Getting from the driver's seat to the back seat without exiting the vehicle is not very hard... I did it in my car the other day (it had been parked inside a shipping container, use of the doors was not possible).

That doesn't explain Tesla's statement that the car could not have been put into auto on that road, but I digress...

RedSnake said:
The airbag explodes.

I think your post was in jest so if so, excuse my literal interpretation. But - an airbag would not explode. Fun fact about airbags; they are inflated by a chemical gas generator at extreme speeds; modern bags fully inflate in about 30 milliseconds. The bag itself is, by design, not gas-tight.

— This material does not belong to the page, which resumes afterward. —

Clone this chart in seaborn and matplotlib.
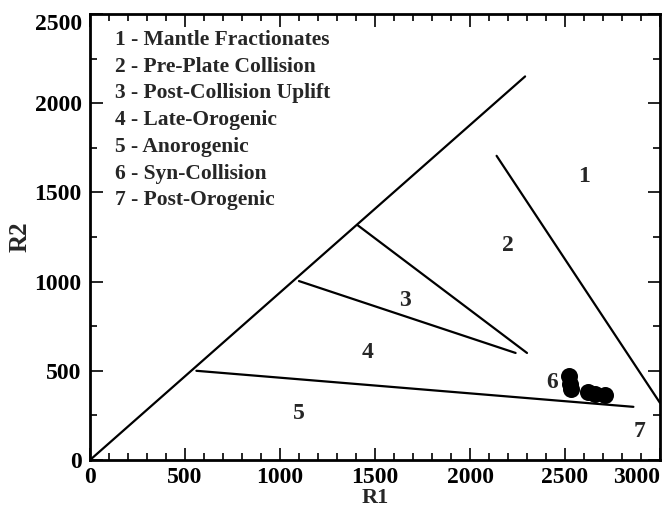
import numpy as np
import pandas as pd
import seaborn as sns
import matplotlib
matplotlib.use("Agg")
import matplotlib.pyplot as plt
from matplotlib.ticker import MultipleLocator

# ---- data ----
# boundary segments (R1, R2) endpoints
seg_names = ["diag", "b12", "b23", "b34", "b45"]
seg_r1_start = [0, 2140, 1410, 1100, 560]
seg_r2_start = [0, 1705, 1315, 1003, 500]
seg_r1_end = [2290, 3000, 2300, 2240, 2860]
seg_r2_end = [2150, 320, 600, 600, 298]

# sample points
pts_r1 = [2520, 2525, 2530, 2620, 2660, 2710]
pts_r2 = [470, 425, 400, 382, 372, 366]

# region labels
reg_text = ["1", "2", "3", "4", "5", "6", "7"]
reg_r1 = [2600, 2200, 1660, 1460, 1100, 2430, 2895]
reg_r2 = [1590, 1200, 895, 605, 258, 437, 157]

legend_lines = [
    "1 - Mantle Fractionates",
    "2 - Pre-Plate Collision",
    "3 - Post-Collision Uplift",
    "4 - Late-Orogenic",
    "5 - Anorogenic",
    "6 - Syn-Collision",
    "7 - Post-Orogenic",
]

x_ticks = [0, 500, 1000, 1500, 2000, 2500, 3000]
y_ticks = [0, 500, 1000, 1500, 2000, 2500]

sns.set_theme(style="ticks")
plt.rcParams["font.family"] = ["Liberation Serif", "DejaVu Serif"]
plt.rcParams["font.weight"] = "bold"

fig = plt.figure(figsize=(6.63, 5.14), dpi=100)
ax = fig.add_axes([90 / 663, 1 - 460 / 514, 570 / 663, 446 / 514])

rows = []
for n, a, b, c, d in zip(seg_names, seg_r1_start, seg_r2_start, seg_r1_end, seg_r2_end):
    rows.append({"seg": n, "R1": a, "R2": b})
    rows.append({"seg": n, "R1": c, "R2": d})
lines_df = pd.DataFrame(rows)
sns.lineplot(data=lines_df, x="R1", y="R2", units="seg", estimator=None, sort=False,
             color="black", lw=1.6, ax=ax)

pts_df = pd.DataFrame({"R1": pts_r1, "R2": pts_r2})
sns.scatterplot(data=pts_df, x="R1", y="R2", s=150, color="black", edgecolor="black",
                linewidth=0, ax=ax, zorder=5)

for t, a, b in zip(reg_text, reg_r1, reg_r2):
    ax.text(a, b, t, fontsize=17, fontweight="bold", ha="center", va="center")

for i, t in enumerate(legend_lines):
    fig.text(115 / 663, 1 - (40 + i * 26.7) / 514, t, fontsize=15.5, fontweight="bold",
             ha="left", va="center")

ax.set_xlim(0, 3000)
ax.set_ylim(0, 2500)
ax.set_xticks(x_ticks)
ax.set_yticks(y_ticks)
ax.set_xticklabels([str(v) for v in x_ticks])
ax.set_yticklabels([str(v) for v in y_ticks])
ax.xaxis.set_minor_locator(MultipleLocator(100))
ax.yaxis.set_minor_locator(MultipleLocator(250))
ax.tick_params(which="both", direction="in", top=True, right=True, width=1.2, colors="black")
ax.tick_params(which="major", length=9, labelsize=17)
ax.tick_params(axis="x", which="major", pad=5)
ax.tick_params(axis="y", which="major", pad=6)
ax.tick_params(which="minor", length=5)
for lab in ax.get_xticklabels() + ax.get_yticklabels():
    lab.set_fontweight("bold")
ax.get_xticklabels()[-1].set_ha("right")
ax.get_yticklabels()[-1].set_va("top")
for s in ax.spines.values():
    s.set_linewidth(2)
    s.set_color("black")

ax.set_xlabel("R1", fontsize=16, fontweight="bold", labelpad=0)
ax.set_ylabel("R2", fontsize=18, fontweight="bold", labelpad=2)

fig.savefig("out.png", dpi=100)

The bag is designed so that in the event of a collision, the bag is fully inflated before the passenger makes contact, but the bag is vented - as soon as it is fully inflated and the gas generator stops producing nitrogen gas, the bag begins to deflate. When the passenger makes contact with the airbag, their inertia drives more gas through the vents in a controlled way. A big portion of the kinetic energy of the passenger's body is removed from the system as their inertia 'pumps' pressurized gas out of the bag. That mechanism is how the airbag provides protection - by slowing the passenger's body down in a controlled way.

In movies and on TV they show airbags as big soft balloons that fill up the passenger compartment and stay inflated until the punch line. But in real life that isn't how they work. Don't know if you've ever been in a crash that involved an airbag deployment, but slamming into that bag at speed is ZERO fun. But the point is that hitting that fully inflated bag (which feels about as hard as concrete when you hit it) is still significantly safer than hitting the steering wheel or the dash.
 
SwinnyGG do you have a Tesla?
Just asking because I can think of many cars where it would be possible to crawl over from the front to the back, and I can think of equally as many where you couldn't.
Also dependent on the size of the person in question, won't ask you about that..

Doing it while the car is driving with someone in the passenger seat a couple of hundred meters from where you started before you hit a tree, hmmm not sure, would have been easier to stopp get out and back in again.

I have hardly never been in a car that actually has a airbag.
And never had one deployed at me.

Yes it was a jest
I don't minde your literal interpretation.
I actually saw it myself on crash video, had not read your post then.

BR A





“Logic will get you from A to Z; imagination will get you everywhere.“
Albert Einstein
 
I can't read Swedish.

But every single Tesla crash does not result in a fire (just like every crash of a gas fueled vehicle, in fact MOST crashes of gas fueled vehicles, do not directly result in vehicle fires).

My understanding is that the Tesla fires are usually the result of an exothermic chemical reaction which results from the batteries themselves being punctured during a severe collision and going into thermal runaway.